SSWEN was first formed through an electronic list-serve in 2005 and has since emerged as a driver of South Sudanese women’s transnational activism. In the beginning, it was composed primarily of women (and a few men) in the US and some women in Sudan who had begun to connect through online conversations. From the start, SSWEN leaders represent the three central regions of South Sudan, Equatoria, Bahr El Ghazal and Upper Nile.
As SSWEN grew in popularity and online membership increased, founders sought to reach out to a diverse range of women and began organizing conferences and fundraising events throughout the U.S. The goal of the meetings was to hear from a broad base of women and to take their testimonies into account while shaping an emerging mission and vision. Women (and some men) from widely varying socioeconomic classes, regions, and ethnicities attended early meetings, where heated debates unfolded around women’s appropriate roles in society, both in Sudan and in the diaspora, and who targeted members of the emerging organization should include.
By 2007, SSWEN leaders started to rethink their mission and vision to include women from all marginalized areas of Sudan. Furthermore, after the CPA was signed in 2005 between the Sudan People Liberation Movement (SPLM) and the Government of Sudan, more Sudanese and South Sudanese began returning to their prewar homes from the diaspora. It became increasingly vividly for SSWEN members to focus their energy in South Sudan.They felt the needs of women in South Sudan seemed to be so much more significant.

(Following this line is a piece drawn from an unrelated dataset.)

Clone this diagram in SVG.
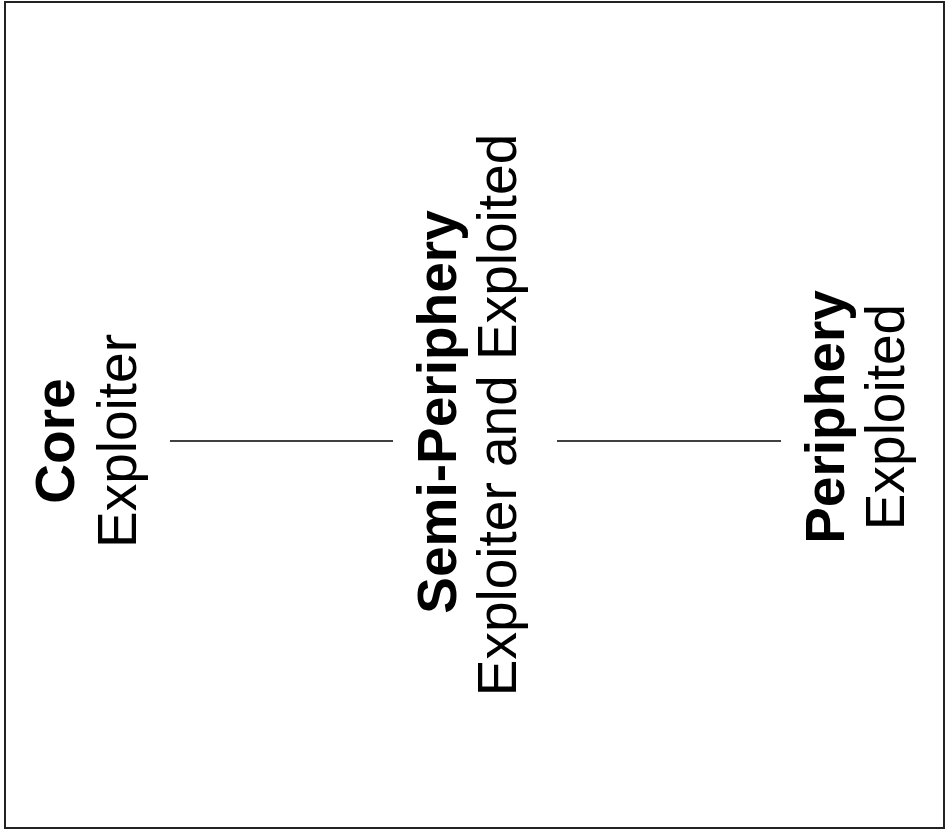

In this way, political shifts at home in Sudan as well as in the international development arena worked to broaden the identity-based boundaries of SSWEN‟s work, pushing the group to rethink their level of inclusivity and to strategize ways to build unity along shared historical difference.
Following leadership training sessions in Washington D.C. in August 2007 and early 2008; SSWEN’s board decided that the entry point to South Sudan would be a conference in Juba, the capital of the South.
The conference brought together women leaders from a range of fields and expertise to create a collaborative and robust network of individuals and organizations working to promote and protect women’s rights and gender equity measures. The theme of the conference would be “Weaving Together” to echo the desire of SSWEN members to collaborate in efforts to rebuild a peaceful and just new Sudan and to build connections between women across difference.
Central to the theme of ‘Weaving Together’ was both a notion of diversity and unity – viewed as central to the formation of a grassroots women’s movement that was both sustainable and transformative, and that sought to center bottom-up, women-led and gender-just development goals and activities.
The Board of Directors and the President and founder of SSWEN, Lilian Riziq decided that empowerment at the conference should be centered on the need to improve women’s positions in seven key areas. Education, Health, Business, Politics, Social and family issues, Gender-based violence, and legal, customary, and judicial systems.
Since the Weaving Together Conference, which was a pivotal moment in the history of South Sudan and SSWEN, the organization has grown from strength to strength and continues to raise awareness and build upon civic education through advocacy, conferences, pieces of training, and events.